Yesterday’s post addressed the use of litotes in California’s broker-dealer suitability rule. Litotes can be an effective rhetorical device, but as Judge Frank H. Easterbrook observed, it is also ambiguous. Associated Randall Bank v. Griffin, Kubik, Stephens & Thompson, Inc. 3 F.3d 208 (7th Cir. 1993) (“‘Not unlike’ can mean almost anything; although the listener may cancel the negatives to obtain ‘like,’ the author may want to convey some difference between ‘like’ and ‘not unlike.'”).
For securities lawyers, the most notorious use of litotes can be found in Rule 10b-5(b) which declares it unlawful for any person to “make any untrue statement of a material fact or to omit to state a material fact necessary in order to make the statements made, in the light of the circumstances under which they were made, not misleading” in connection with the purchase or sale of any security. Similar language can be found in Section 11 of the Securities Act of 1933 and Sections 25401 and 25504.2 of the California Corporations Code.
Having read and heard Rule 10b-5 so many times, it is hard to imagine a formulation of the rule without the use of “not misleading”. If litotes is eschewed, the rule might read “omit to state a material fact necessary in order to make the statements made, in light of the circumstances under which they are made, true”. This, of course, begs the question of whether “true” is the equivalent of “not misleading”. It seems to me that they may not be. After all, would someone rather be described as pretty or not ugly?
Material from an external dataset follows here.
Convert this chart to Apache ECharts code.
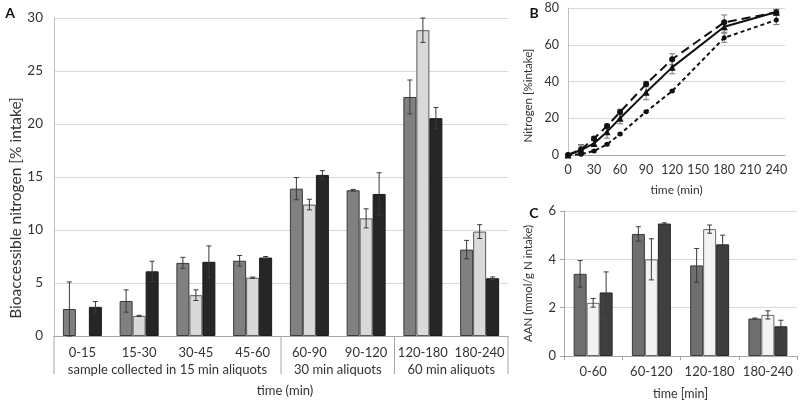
<!DOCTYPE html>
<html><head><meta charset="utf-8">
<script src="https://cdn.jsdelivr.net/npm/echarts/dist/echarts.min.js"></script>
<style>html,body{margin:0;padding:0;background:#fff}#c{width:800px;height:401px}</style>
</head><body><div id="c"></div>
<script>
// ---------- Panel A ----------
const catsA = ['0-15','15-30','30-45','45-60','60-90','90-120','120-180','180-240'];
const groupLabelsA = ['sample collected in 15 min aliquots','30 min aliquots','60 min aliquots'];
const groupSizesA = [4,2,2];
const a1 = [2.55, 3.3, 6.9, 7.1, 13.9, 13.75, 22.55, 8.15];
const a1Err = [2.55, 1.05, 0.52, 0.5, 1.05, 0.08, 1.6, 0.87];
const a2 = [null, 1.9, 3.85, 5.5, 12.4, 11.1, 28.85, 9.85];
const a2Err = [null, 0.05, 0.5, 0.06, 0.5, 0.9, 1.15, 0.65];
const a3 = [2.75, 6.1, 7.0, 7.4, 15.2, 13.4, 20.55, 5.45];
const a3Err = [0.5, 0.95, 1.5, 0.1, 0.4, 2.0, 1.0, 0.12];
// ---------- Panel B ----------
const timeB = [0, 15, 30, 45, 60, 90, 120, 180, 240];
const b1 = [0, 3.0, 9.0, 15.8, 23.4, 38.6, 52.1, 72.2, 77.6];
const b1Err = [0, 2, 1, 1, 1.5, 1.5, 3, 4, 1.5];
const b2 = [0, 2.7, 6.3, 12.7, 20.0, 34.1, 47.7, 69.8, 77.8];
const b2Err = [0, 3, 1.5, 3.5, 3, 4, 3.5, 3, 1.5];
const b3 = [0, 0.4, 2.2, 5.8, 11.4, 23.6, 34.8, 63.8, 73.5];
const b3Err = [0, 0.3, 0.5, 0.5, 0.5, 0.5, 0.5, 2.5, 2.5];
// ---------- Panel C ----------
const catsC = ['0-60','60-120','120-180','180-240'];
const c1 = [3.4, 5.05, 3.75, 1.55];
const c1Err = [0.55, 0.3, 0.7, 0.02];
const c2 = [2.2, 4.0, 5.25, 1.7];
const c2Err = [0.18, 0.85, 0.17, 0.17];
const c3 = [2.63, 5.48, 4.62, 1.23];
const c3Err = [0.85, 0.03, 0.38, 0.25];

const FONT = 'Lato';
const TXT = '#333';
const GRIDC = '#d9d9d9';
const AXC = '#a6a6a6';
const BARW = 13;

function barSeries(data, color, border, xi, yi) {
  return {type:'bar', xAxisIndex:xi, yAxisIndex:yi, data:data.map(v=>v==null?'-':v),
    barWidth:BARW, barGap:'0%', itemStyle:{color:color, borderColor:border, borderWidth:1}};
}
function errSeries(vals, errs, idx, xi, yi) {
  const d = [];
  vals.forEach((v,i)=>{ if (v!=null && errs[i]!=null) d.push([i, v, errs[i]]); });
  return {type:'custom', xAxisIndex:xi, yAxisIndex:yi, z:10, silent:true, data:d,
    renderItem(params, api) {
      const i = api.value(0), v = api.value(1), e = api.value(2);
      const c = api.coord([i, v]);
      const x = c[0] + (idx - 1) * BARW;
      const top = api.coord([i, v + e])[1];
      const bot = api.coord([i, Math.max(0, v - e)])[1];
      const st = {stroke:'#3a3a3a', lineWidth:1};
      return {type:'group', children:[
        {type:'line', shape:{x1:x,y1:top,x2:x,y2:bot}, style:st},
        {type:'line', shape:{x1:x-2.5,y1:top,x2:x+2.5,y2:top}, style:st},
        {type:'line', shape:{x1:x-2.5,y1:bot,x2:x+2.5,y2:bot}, style:st}
      ]};
    }};
}
function lineErr(xs, vals, errs, xi, yi) {
  return {type:'custom', xAxisIndex:xi, yAxisIndex:yi, z:1, silent:true,
    data: xs.map((x,i)=>[x, vals[i], errs[i]]),
    renderItem(params, api) {
      const x = api.value(0), v = api.value(1), e = api.value(2);
      if (!e) return null;
      const t = api.coord([x, v + e]), b = api.coord([x, v - e]);
      const st = {stroke:'#777', lineWidth:1};
      return {type:'group', children:[
        {type:'line', shape:{x1:t[0],y1:t[1],x2:b[0],y2:b[1]}, style:st},
        {type:'line', shape:{x1:t[0]-3,y1:t[1],x2:t[0]+3,y2:t[1]}, style:st},
        {type:'line', shape:{x1:b[0]-3,y1:b[1],x2:b[0]+3,y2:b[1]}, style:st}
      ]};
    }};
}

const chart = echarts.init(document.getElementById('c'));
const lbl = (size)=>({color:TXT, fontFamily:FONT, fontSize:size});

const option = {
  animation:false,
  textStyle:{fontFamily:FONT},
  grid:[
    {left:54, top:18, width:454, height:318},
    {left:568, top:8, width:217, height:147},
    {left:564, top:211, width:233, height:149}
  ],
  xAxis:[
    {gridIndex:0, type:'category', data:catsA, axisLine:{lineStyle:{color:AXC}}, axisTick:{show:false},
     axisLabel:{...lbl(13), margin:10, interval:0}},
    {gridIndex:1, type:'value', min:0, max:250, interval:30, splitLine:{show:false},
     axisLine:{onZero:false, lineStyle:{color:AXC}}, axisTick:{show:false},
     axisLabel:{...lbl(12.5), margin:8, showMaxLabel:false},
     name:'time (min)', nameLocation:'middle', nameGap:29, nameTextStyle:{...lbl(12)}},
    {gridIndex:2, type:'category', data:catsC, axisLine:{lineStyle:{color:AXC}},
     axisTick:{show:true, length:4, lineStyle:{color:AXC}},
     axisLabel:{...lbl(13), margin:9, interval:0},
     name:'time [min]', nameLocation:'middle', nameGap:31, nameTextStyle:{...lbl(12.5)}}
  ],
  yAxis:[
    {gridIndex:0, type:'value', min:0, max:30, interval:5, splitLine:{lineStyle:{color:GRIDC}},
     axisLine:{show:true, lineStyle:{color:'#c0c0c0'}}, axisTick:{show:false}, axisLabel:{...lbl(13.5), margin:11}},
    {gridIndex:1, type:'value', min:0, max:80, interval:20, splitLine:{lineStyle:{color:GRIDC}},
     axisLine:{show:true, lineStyle:{color:'#c0c0c0'}}, axisTick:{show:false}, axisLabel:{...lbl(12.5), margin:9},
     name:'Nitrogen [%intake]', nameLocation:'middle', nameGap:34, nameTextStyle:{...lbl(11.5), padding:[0,28,0,0]}},
    {gridIndex:2, type:'value', min:0, max:6, interval:2, splitLine:{lineStyle:{color:GRIDC}},
     axisLine:{show:true, lineStyle:{color:AXC}}, axisTick:{show:true, length:4, lineStyle:{color:AXC}},
     axisLabel:{...lbl(13), margin:8},
     name:'AAN (mmol/g N intake)', nameLocation:'middle', nameGap:30, nameTextStyle:{...lbl(11.5)}}
  ],
  series:[
    barSeries(a1, '#808080', '#3a3a3a', 0, 0),
    barSeries(a2, '#d9d9d9', '#5a5a5a', 0, 0),
    barSeries(a3, '#262626', '#1a1a1a', 0, 0),
    errSeries(a1, a1Err, 0, 0, 0),
    errSeries(a2, a2Err, 1, 0, 0),
    errSeries(a3, a3Err, 2, 0, 0),
    lineErr(timeB, b1, b1Err, 1, 1),
    lineErr(timeB, b2, b2Err, 1, 1),
    lineErr(timeB, b3, b3Err, 1, 1),
    {type:'line', xAxisIndex:1, yAxisIndex:1, data:timeB.map((x,i)=>[x,b1[i]]), symbol:'circle', symbolSize:6,
     itemStyle:{color:'#111'}, lineStyle:{color:'#111', width:2, type:[9,5]}, z:5},
    {type:'line', xAxisIndex:1, yAxisIndex:1, data:timeB.map((x,i)=>[x,b2[i]]), symbol:'triangle', symbolSize:7,
     itemStyle:{color:'#111'}, lineStyle:{color:'#111', width:2}, z:5},
    {type:'line', xAxisIndex:1, yAxisIndex:1, data:timeB.map((x,i)=>[x,b3[i]]), symbol:'circle', symbolSize:5,
     itemStyle:{color:'#111'}, lineStyle:{color:'#111', width:2, type:[4,3]}, z:5},
    barSeries(c1, '#6f6f6f', '#3a3a3a', 2, 2),
    barSeries(c2, '#f2f2f2', '#6a6a6a', 2, 2),
    barSeries(c3, '#3f3f3f', '#2a2a2a', 2, 2),
    errSeries(c1, c1Err, 0, 2, 2),
    errSeries(c2, c2Err, 1, 2, 2),
    errSeries(c3, c3Err, 2, 2, 2)
  ]
};
chart.setOption(option);

// hierarchical labels / separators for panel A, positioned through the axis scale
const cx = i => chart.convertToPixel({xAxisIndex:0}, catsA[i]);
const band = cx(1) - cx(0);
const x0 = cx(0) - band/2;
const yAxisPx = chart.convertToPixel({yAxisIndex:0}, 0);
const g = [];
let k = 0;
g.push({type:'line', shape:{x1:x0, y1:yAxisPx, x2:x0, y2:yAxisPx+38}, style:{stroke:AXC, lineWidth:1}});
groupSizesA.forEach((n, gi)=>{
  const xs = x0 + k*band, xe = x0 + (k+n)*band;
  g.push({type:'line', shape:{x1:xe, y1:yAxisPx, x2:xe, y2:yAxisPx+38}, style:{stroke:AXC, lineWidth:1}});
  g.push({type:'text', x:(xs+xe)/2, y:yAxisPx+34, style:{text:groupLabelsA[gi], textAlign:'center', textVerticalAlign:'middle', fill:TXT, font:'13px '+FONT}});
  k += n;
});
g.push({type:'text', x:(x0 + x0 + catsA.length*band)/2 + 4, y:yAxisPx+55, style:{text:'time (min)', textAlign:'center', textVerticalAlign:'middle', fill:TXT, font:'13px '+FONT}});
g.push({type:'text', x:16, y:208, rotation:Math.PI/2, style:{text:'Bioaccessible nitrogen [% intake]', textAlign:'center', textVerticalAlign:'middle', fill:TXT, font:'15.5px '+FONT}});
g.push({type:'text', x:10, y:13, style:{text:'A', textAlign:'center', textVerticalAlign:'middle', fill:'#111', font:'bold 14px '+FONT}});
g.push({type:'text', x:534, y:13, style:{text:'B', textAlign:'center', textVerticalAlign:'middle', fill:'#111', font:'bold 14px '+FONT}});
g.push({type:'text', x:534, y:213, style:{text:'C', textAlign:'center', textVerticalAlign:'middle', fill:'#111', font:'bold 14px '+FONT}});
chart.setOption({graphic:g});
</script>
</body></html>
The California legislature also appears to believe that “true” is not the exact equivalent of “not misleading”. Corporations Code Section 25164 provides: “Neither (1) the fact that an application for qualification under this law has been filed nor (2) the fact that such qualification has become effective constitutes a finding by the commissioner that any document filed under this law is true, complete, or not misleading.”